In August, deadly clashes broke out between the government and STC forces who seized control of Aden, ousting unionist forces who had set up base there when President Abedrabbo Mansour Hadi fled the Huthi-held capital Sanaa in February 2015.

While the government and the STC are technically allies in the long war against the Huthis, the secessionists believe the south should be an independent state -- as it was before unification in 1990.

However, Zoubeidi said they were willing to set aside that goal as the allies focused on the fight against the Huthi rebels, which had threatened to be derailed by the power struggle in the south.

"We do not aspire during this phase for independence, we aspire for partnership... and the right to choose our own fate through democracy," he said.

The troubled rollout of the deal comes against amid what Zoubeidi said was a dire situation in the south of Yemen -- a country which the grinding conflict has pushed to the brink of famine.

"There is a shortage of food products, the warehouses are empty in the south and there are only reserves to cover the needs of the people for the next 10 days," he said.

"People are also suffering from not getting their salaries," he said, referring to a chronic lack of funds to pay public sector employees.

Zoubeidi said that Yemen's currency was sharply depreciating, and that it was possible that in the next few months the rial would be abandoned in favour of the Saudi or US currencies "because it will have no value".

- Threats loom -

Zoubeidi said that "many threats" loom large over the Riyadh Agreement, but the most critical was intensified activity by militant groups including the Muslim Brotherhood, which he said was working "under the cover" of the government.

The tussle for control of the south, dubbed a "civil war within a civil war", exposed divisions between the coalition partners -- Saudi Arabia which backs the government, and the United Arab Emirates which has backed and funded the STC.

The UAE, like the STC, has a zero tolerance policy towards the Muslim Brotherhood and Yemen's Brotherhood-influenced Al-Islah party which has representatives in Hadi's government.

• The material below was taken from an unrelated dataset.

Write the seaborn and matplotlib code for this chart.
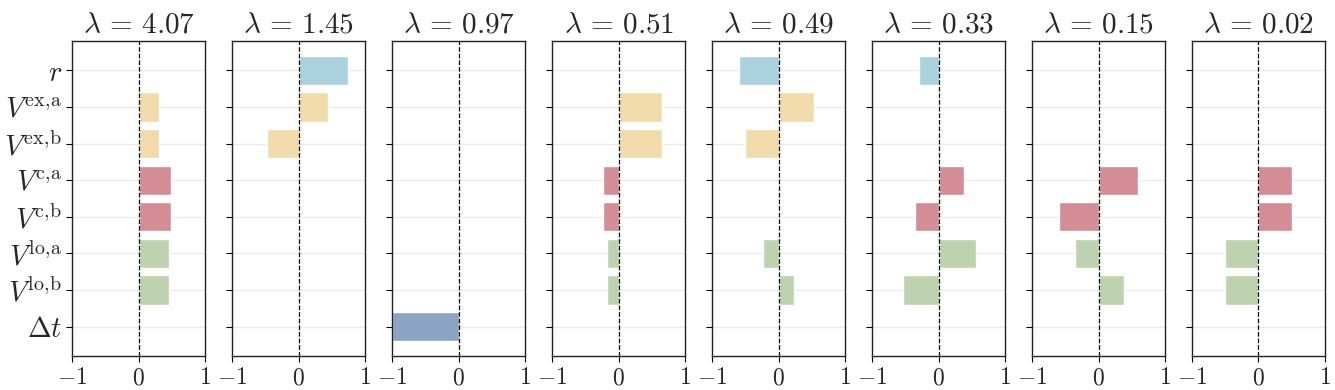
import numpy as np
import pandas as pd
import seaborn as sns
import matplotlib.pyplot as plt

# Data
lambdas = ['4.07', '1.45', '0.97', '0.51', '0.49', '0.33', '0.15', '0.02']
labels = [r'$r$', r'$V^{\mathrm{ex,\!a}}$', r'$V^{\mathrm{ex,\!b}}$', r'$V^{\mathrm{c,\!a}}$',
          r'$V^{\mathrm{c,\!b}}$', r'$V^{\mathrm{lo,\!a}}$', r'$V^{\mathrm{lo,\!b}}$', r'$\Delta t$']
# one list per eigenvector, same order as labels
vec_0 = [0.0, 0.30, 0.30, 0.48, 0.48, 0.45, 0.45, 0.0]
vec_1 = [0.74, 0.45, -0.47, 0.0, 0.0, 0.0, 0.0, 0.0]
vec_2 = [0.0, 0.0, 0.0, 0.0, 0.0, 0.0, 0.0, -1.0]
vec_3 = [0.0, 0.65, 0.65, -0.24, -0.24, -0.17, -0.17, 0.0]
vec_4 = [-0.59, 0.53, -0.51, 0.0, 0.0, -0.23, 0.24, 0.0]
vec_5 = [-0.30, 0.0, 0.0, 0.38, -0.36, 0.56, -0.54, 0.0]
vec_6 = [0.0, 0.0, 0.0, 0.60, -0.59, -0.36, 0.38, 0.0]
vec_7 = [0.0, 0.0, 0.0, 0.50, 0.50, -0.50, -0.50, 0.0]
vectors = [vec_0, vec_1, vec_2, vec_3, vec_4, vec_5, vec_6, vec_7]
xtick_vals = [-1, 0, 1]
xtick_labels = [r'$-1$', r'$0$', r'$1$']

colors = ['#a9d1de', '#f2dbab', '#f2dbab', '#d48c95', '#d48c95', '#bdd3b0', '#bdd3b0', '#8ca4c4']
palette = dict(zip(labels, colors))

sns.set_style('white')
plt.rcParams['mathtext.fontset'] = 'cm'
plt.rcParams['font.family'] = ['DejaVu Serif']

fig, axes = plt.subplots(1, 8, figsize=(13.35, 3.9), dpi=100, sharey=True)
fig.subplots_adjust(left=0.054, right=0.9925, top=0.895, bottom=0.087, wspace=0.203)

for i, ax in enumerate(axes):
    df = pd.DataFrame({'label': labels, 'value': vectors[i]})
    sns.barplot(data=df, x='value', y='label', hue='label', palette=palette,
                order=labels, hue_order=labels, legend=False, ax=ax,
                orient='h', width=0.8, saturation=1)
    ax.axvline(0, color='black', linestyle='--', linewidth=0.9, zorder=3)
    ax.set_xlim(-1, 1)
    ax.set_ylim(7.8, -0.8)
    ax.set_xticks(xtick_vals)
    ax.set_xticklabels(xtick_labels, fontsize=17)
    ax.set_xlabel('')
    ax.set_ylabel('')
    ax.set_axisbelow(True)
    ax.yaxis.grid(True, color='#ebebeb', linewidth=1)
    ax.tick_params(axis='both', direction='out', length=4, width=0.8, color='black',
                   left=True, bottom=True)
    ax.tick_params(axis='y', labelsize=20.5, pad=3)
    for sp in ax.spines.values():
        sp.set_color('#222222')
        sp.set_linewidth(1.0)
    ax.set_title(r'$\lambda\,=\,' + lambdas[i] + '$', fontsize=21, pad=6)

plt.savefig('out.png', dpi=100)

"These terrorist organisations threaten the Riyadh Agreement because they are terrorist organisations that will conduct terrorist activities that may lead to the failure of the deal," Zoubeidi said.

The Riyadh Agreement set a timetable for the government's return to Aden, the appointment of a new head of security and a governor of the city, and the formation of a new 24-member cabinet with equal representation for southerners.

Yemen's Prime Minister Maeen Abdulmalik returned to the city in December but the two sides have failed to meet the other deadlines.

Around 3.3 million people have been displaced by the Yemeni conflict and some 20 million -- more than two-thirds of the population -- need help to survive what the United Nations has described as the world's worst humanitarian crisis.